Extensibility to 8 Architectures: InfoCons generalizes robustly across MLP-based, hierarchical, and self-attention-based models.

Limitations & Future Work¶

The attention bottleneck module must be trained separately for each model to be explained (introducing 2.4M parameters), and the hyperparameter \(\beta\) and the choice of intermediate layer \(l\) require manual tuning.
Using the decrease in OA after dropping critical points as a quantitative metric has limitations, as the drop in OA could be caused by the point cloud drifting away from the data manifold rather than purely reflecting faithfulness.
This work currently focuses on classification tasks; extending the method to segmentation or detection tasks requires redesigning the IB objectives.
For large-scale point clouds (such as outdoor scenes in KITTI), there is still room to optimize computational efficiency.

vs Critical Points (Qi et al., 2017a): CP only considers the activations after the encoder's max pooling, ignoring the classifier's influence. InfoCons considers both the encoder and classifier through end-to-end IB optimization.
vs PCSAM (Zheng et al., 2019): The gradient direction of PCSAM inherently biases toward the centroid position, resulting in model-independent clusters at spatial corners. InfoCons eliminates this bias by introducing a learnable prior.
vs LIME3D (Tan & Kotthaus, 2022): LIME3D is a black-box method that achieves the best explanation performance but requires 1,000 queries (~4.5s per point cloud), making it unsuitable for real-time applications. InfoCons is a white-box method, requiring only 0.01s in 1-pass mode.
vs VIB for Attribution (Schulz et al., 2020): VIB-A is designed for CNNs/pixels and uses a fixed Gaussian prior.
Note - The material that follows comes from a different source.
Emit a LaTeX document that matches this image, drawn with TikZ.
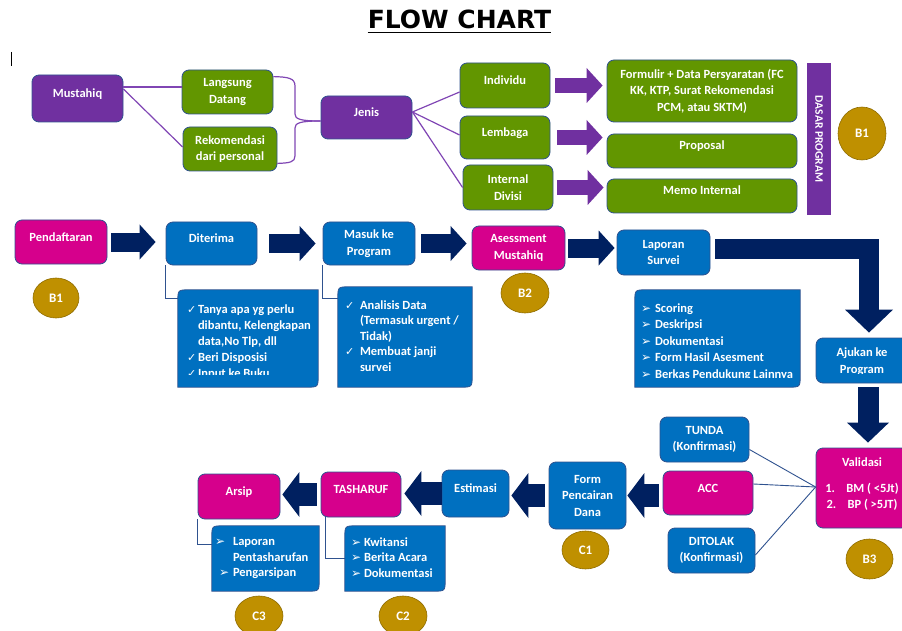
\documentclass[tikz,border=0pt]{standalone}
\usepackage{fontspec}
\setmainfont{Carlito}
\newfontfamily\dejavu{DejaVu Sans}
\usepackage{tikz}
\usetikzlibrary{arrows.meta,shapes.geometric,backgrounds}
\definecolor{boxPurple} {RGB}{112, 48, 160}
\definecolor{linkPurple}{RGB}{128, 70, 180}
\definecolor{boxGreen}  {RGB}{ 98,150,  0}
\definecolor{boxBlue}   {RGB}{  0,112,192}
\definecolor{boxPink}   {RGB}{214,  0,140}
\definecolor{arrowNavy} {RGB}{  0, 32, 96}
\definecolor{badgeGold} {RGB}{191,144,  0}
\definecolor{edgeBlue}  {RGB}{ 47, 82,143}

\newcommand{\chkmark}[1]{\makebox[#1][l]{\smash{\dejavu\fontsize{11}{10}\selectfont ✓}}}
\newcommand{\arrbul}[1]{\makebox[#1][l]{\smash{\dejavu\fontsize{12}{10}\selectfont ➢}}}
% frame with two rounded corners (top left, bottom right)
\newcommand{\diagframe}[1]{%
  \begin{scope}[on background layer]
    \path[bubframe] ([xshift=12pt]#1.north west) -- (#1.north east)
      -- ([yshift=12pt]#1.south east) .. controls (#1.south east) .. ([xshift=-12pt]#1.south east)
      -- (#1.south west) -- ([yshift=-12pt]#1.north west)
      .. controls (#1.north west) .. ([xshift=12pt]#1.north west) -- cycle;
  \end{scope}}

\begin{document}
\begin{tikzpicture}[x=1pt,y=-1pt,
          boxtext/.style={text=white,align=center,inner sep=1pt,
                          font=\bfseries\fontsize{12.5}{16.5}\selectfont},
          box/.style={boxtext,draw=edgeBlue,line width=0.8pt,rounded corners=7pt},
          purplebox/.style={box,fill=boxPurple},
          greenbox/.style={box,fill=boxGreen},
          bluebox/.style={box,fill=boxBlue},
          pinkbox/.style={box,fill=boxPink},
          toptxt/.style={text height=8pt,text depth=10pt},
          badge/.style={ellipse,fill=badgeGold,draw=badgeGold!75!black,line width=0.6pt,
                        text=white,inner sep=0pt,font=\bfseries\fontsize{13}{13}\selectfont},
          bubble/.style={inner sep=0pt},
          bubframe/.style={fill=boxBlue,draw=edgeBlue,line width=0.8pt},
          bubtext/.style={text=white,align=left,inner sep=0pt,anchor=north west},
          purplelink/.style={draw=linkPurple,line width=1.2pt},
          bluelink/.style={draw=edgeBlue,line width=0.9pt},
          purplearrow/.style={boxPurple,line width=15pt,
                              -{Triangle[length=16pt,width=35pt,line width=0pt]}},
          navyarrow/.style={arrowNavy,line width=19pt,
                            -{Triangle[length=16pt,width=35pt,line width=0pt]}},
          navyleft/.style={arrowNavy,line width=23pt,
                           -{Triangle[length=17pt,width=45pt,line width=0pt]}},
          bigarrow/.style={arrowNavy,line width=20pt,
                           -{Triangle[length=23pt,width=48pt,line width=0pt]}},
          downarrow/.style={arrowNavy,line width=21pt,
                            -{Triangle[length=20pt,width=42pt,line width=0pt]}},
        ]
        \useasboundingbox (0,0) rectangle (902,631);

        % TITLE
        \node[font=\dejavu\bfseries\fontsize{25}{25}\selectfont,inner sep=0pt,anchor=base]
          (ttl) at (459.5,29){FLOW CHART};
        \draw[line width=1.8pt]([yshift=-3.5pt]ttl.base west)--([yshift=-3.5pt]ttl.base east);
        \draw[line width=0.9pt](11,52)--(11,66);

        % JENIS MUSTAHIQ
        \node[purplebox,toptxt,minimum width=91pt,minimum height=47pt](mh) at (77.5,98.5){Mustahiq};
        \node[greenbox,minimum width=91pt,minimum height=44pt](ld) at (227.5,92){Langsung\\Datang};
        \node[greenbox,minimum width=94pt,minimum height=44pt](rk) at (230,149){Rekomendasi\\dari personal};
        \node[purplebox,toptxt,minimum width=91pt,minimum height=43pt](jn) at (366.5,117.5){Jenis};
        \node[greenbox,toptxt,minimum width=90pt,minimum height=45pt](iv) at (505,85.5){Individu};
        \node[greenbox,toptxt,minimum width=90pt,minimum height=43pt](lb) at (505,137.5){Lembaga};
        \node[greenbox,minimum width=90pt,minimum height=45pt](idv) at (508,187.5){Internal\\Divisi};
        \node[greenbox,minimum width=190pt,minimum height=62pt](fm) at (702,91)
          {Formulir + Data Persyaratan (FC\\KK, KTP, Surat Rekomendasi\\PCM, atau SKTM)};
        \node[greenbox,toptxt,minimum width=190pt,minimum height=34pt](pp) at (702,151){Proposal};
        \node[greenbox,toptxt,minimum width=190pt,minimum height=34pt](mi) at (702,196){Memo Internal};
        \node[fill=boxPurple,text=white,inner sep=0pt,minimum width=152pt,minimum height=24pt,
              rotate=-90,font=\bfseries\fontsize{11.5}{12}\selectfont](dp) at (819,139){DASAR PROGRAM};
        \node[badge,minimum width=48pt,minimum height=53pt](ba) at (862,133.5){B1};

        \draw[purplelink]([yshift=11.5pt]mh.east)--([yshift=5pt]ld.west);
        \draw[purplelink]([yshift=9.5pt]mh.east)--([yshift=2pt]rk.west);
        \coordinate(brtip) at ([yshift=-3.5pt]jn.west);
        \draw[purplelink]([yshift=-7pt]ld.north east) .. controls (288,77) and (295,78) .. (295,86)
          --(295,114) .. controls (295,119) and (300,121) .. (brtip);
        \draw[purplelink]([yshift=8pt]rk.south east) .. controls (290,163) and (295,162) .. (295,156)
          --(295,128) .. controls (295,123) and (300,121) .. (brtip);
        \draw[purplelink]([yshift=5.5pt]jn.east)--([yshift=-6.5pt]iv.west);
        \draw[purplelink]([yshift=5.5pt]jn.east)--([yshift=2.5pt]lb.west);
        \draw[purplelink]([yshift=5.5pt]jn.east)--(idv.west);

        \draw[purplearrow,shorten <=5pt,shorten >=4pt](iv.east)--(iv.east -| fm.west);
        \draw[purplearrow,shorten <=7pt,shorten >=4pt](lb.east)--(lb.east -| pp.west);
        \draw[purplearrow,shorten <=4pt,shorten >=3pt](idv.east)--(idv.east -| mi.west);

        % PENDAFTARAN - LAPORAN
        \node[pinkbox,toptxt,minimum width=92pt,minimum height=44pt](pd) at (61,242){Pendaftaran};
        \node[badge,minimum width=46pt,minimum height=40pt](bb) at (56,298){B1};
        \node[bluebox,toptxt,minimum width=91pt,minimum height=43pt](dt) at (211.5,243.5){Diterima};
        \node[bluebox,minimum width=92pt,minimum height=43pt](mk) at (369,243.5){Masuk ke\\Program};
        \node[pinkbox,minimum width=93pt,minimum height=44pt](as) at (518.5,248){Asessment\\Mustahiq};
        \node[badge,minimum width=48pt,minimum height=40pt](bc) at (525,293){B2};
        \node[bluebox,minimum width=93pt,minimum height=45pt](ls) at (663.5,252.5){Laporan\\Survei};

        \draw[navyarrow,shorten <=4pt,shorten >=10pt](pd.east)--(pd.east -| dt.west);
        \draw[navyarrow,shorten <=12pt,shorten >=7pt](dt.east)--(dt.east -| mk.west);
        \draw[navyarrow,shorten <=6pt,shorten >=5pt](mk.east)--(mk.east -| as.west);
        \draw[navyarrow,shorten <=3pt,shorten >=2pt](as.east)--(as.east -| ls.west);

        \node[bubble,minimum width=140pt,minimum height=97pt](dtb) at (248,338.5){};
        \node[bubble,minimum width=134pt,minimum height=100pt](mkb) at (405,337){};
        \node[bubble,minimum width=165pt,minimum height=97pt](lsb) at (717.5,338.5){};
        \diagframe{dtb}
        \diagframe{mkb}
        \diagframe{lsb}
        \begin{scope}
          \clip(dtb.north west) rectangle ([yshift=13pt]dtb.south east);
          \node[bubtext,font=\bfseries\fontsize{12.5}{16}\selectfont](dtbt)
            at ([xshift=9pt,yshift=-14.7pt]dtb.north west)
            {\chkmark{11pt}Tanya apa yg perlu\\
             \hspace*{11pt}dibantu, Kelengkapan\\
             \hspace*{11pt}data,No Tlp, dll\\
             \chkmark{11pt}Beri Disposisi\\
             \chkmark{11pt}Input ke Buku};
        \end{scope}
        \node[bubtext,font=\bfseries\fontsize{12.5}{15.5}\selectfont](mkbt)
          at ([xshift=7pt,yshift=-13.7pt]mkb.north west)
          {\chkmark{15pt}Analisis Data\\
           \hspace*{15pt}(Termasuk urgent /\\
           \hspace*{15pt}Tidak)\\
           \chkmark{15pt}Membuat janji\\
           \hspace*{15pt}survei};
        \begin{scope}
          \clip(lsb.north west) rectangle ([yshift=10pt]lsb.south east);
          \node[bubtext,font=\bfseries\fontsize{12.5}{16.5}\selectfont](lsbt)
            at ([xshift=6pt,yshift=-13.4pt]lsb.north west)
            {\arrbul{14pt}Scoring\\
             \arrbul{14pt}Deskripsi\\
             \arrbul{14pt}Dokumentasi\\
             \arrbul{14pt}Form Hasil Asesment\\
             \arrbul{14pt}Berkas Pendukung Lainnya};
        \end{scope}
        \draw[bluelink](dt.south west) |- ([yshift=-9pt]dtb.north west);
        \draw[bluelink](mk.south west) |- ([yshift=-12pt]mkb.north west);

        % PENGAJUAN - VALIDASI
        \node[bluebox,minimum width=92pt,minimum height=45pt](aj) at (862,360.5){};
        \begin{scope}
          \clip(aj.north west) rectangle ([yshift=10pt]aj.south east);
          \node[boxtext](ajt) at ([yshift=-1pt]aj.center){Ajukan ke\\Program};
        \end{scope}
        \draw[bigarrow]([xshift=5pt,yshift=4pt]ls.east) -| ([xshift=7pt,yshift=5pt]aj.north);
        \node[pinkbox,text depth=9pt,minimum width=92pt,minimum height=80pt](va) at (862,488)
          {Validasi\\[9pt]\makebox[21pt][l]{1.}BM ( <5Jt)\\\makebox[21pt][l]{2.}BP ( >5JT)};
        \draw[downarrow,shorten <=4pt,shorten >=5pt]([xshift=6pt]aj.south)--([xshift=6pt]va.north);
        \node[badge,minimum width=47pt,minimum height=40pt](bd) at (869.5,559){B3};

        \node[bluebox,minimum width=89pt,minimum height=45pt](td) at (704.5,439.5){TUNDA\\(Konfirmasi)};
        \node[pinkbox,toptxt,minimum width=90pt,minimum height=44pt](acc) at (708,493){ACC};
        \node[bluebox,minimum width=87pt,minimum height=45pt](dtl) at (711.5,550.5){DITOLAK\\(Konfirmasi)};
        \draw[bluelink]([yshift=1pt]va.west)--([yshift=-10pt]td.east);
        \draw[bluelink]([yshift=1pt]va.west)--([yshift=9pt]acc.east);
        \draw[bluelink]([yshift=1pt]va.west)--([yshift=-4.5pt]dtl.east);

        % PENCAIRAN - ARSIP
        \node[bluebox,minimum width=77pt,minimum height=67pt](fp) at (587.5,495.5){Form\\Pencairan\\Dana};
        \node[badge,minimum width=47pt,minimum height=38pt](ca) at (585.5,550){C1};
        \node[bluebox,toptxt,minimum width=67pt,minimum height=47pt](es) at (475.5,493.5){Estimasi};
        \node[pinkbox,toptxt,minimum width=80pt,minimum height=45pt](ts) at (361,494.5){TASHARUF};
        \node[pinkbox,toptxt,minimum width=82pt,minimum height=45pt](ar) at (239,496.5){Arsip};

        \draw[navyleft,shorten <=4pt,shorten >=1pt](fp.east -| acc.west)--(fp.east);
        \draw[navyleft,shorten <=4pt,shorten >=2pt](fp.west)--(fp.west -| es.east);
        \draw[navyleft,shorten >=3pt](es.west)--(es.west -| ts.east);
        \draw[navyleft,shorten <=4pt,shorten >=2pt](ts.west)--(ts.west -| ar.east);

        \node[bubble,minimum width=107pt,minimum height=65pt](arb) at (265.5,558.5){};
        \node[bubble,minimum width=100pt,minimum height=65pt](tsb) at (395,558.5){};
        \diagframe{arb}
        \diagframe{tsb}
        \node[bubtext,font=\bfseries\fontsize{12.5}{15.5}\selectfont](arbt)
          at ([xshift=3pt,yshift=-11.4pt]arb.north west)
          {\arrbul{18pt}Laporan\\
           \hspace*{18pt}Pentasharufan\\
           \hspace*{4pt}\arrbul{14pt}Pengarsipan};
        \node[bubtext,font=\bfseries\fontsize{12.5}{15.5}\selectfont](tsbt)
          at ([xshift=6pt,yshift=-11.4pt]tsb.north west)
          {\arrbul{13pt}Kwitansi\\
           \arrbul{13pt}Berita Acara\\
           \arrbul{13pt}Dokumentasi};
        \draw[bluelink](ar.south west) |- ([yshift=-19pt]arb.north west);
        \draw[bluelink]([xshift=5pt]ts.south west) |- ([yshift=-33pt]tsb.north west);
        \node[badge,minimum width=48pt,minimum height=40pt](cb) at (403,616){C2};
        \node[badge,minimum width=48pt,minimum height=40pt](cc) at (259,616){C3};
      \end{tikzpicture}
\end{document}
InfoCons is specialized for point clouds, employing a learnable prior and Gaussian noise replacement to address feature entanglement.

Rating¶

Novelty: ⭐⭐⭐⭐ Systematically adapting the IB principle to point cloud explanation; the learnable prior and noise replacement designs are highly insightful.
Experimental Thoroughness: ⭐⭐⭐⭐⭐ Evaluated across 8 models, 3 datasets, and 2 downstream applications, with comprehensive qualitative and quantitative comparisons.
Writing Quality: ⭐⭐⭐⭐ Deep and thorough problem analysis, particularly outstanding in diagnosing failure modes in the Feature Analysis section.
Value: ⭐⭐⭐⭐ Holds practical value for model diagnosis in safety-critical scenarios like autonomous driving; the code is open-source.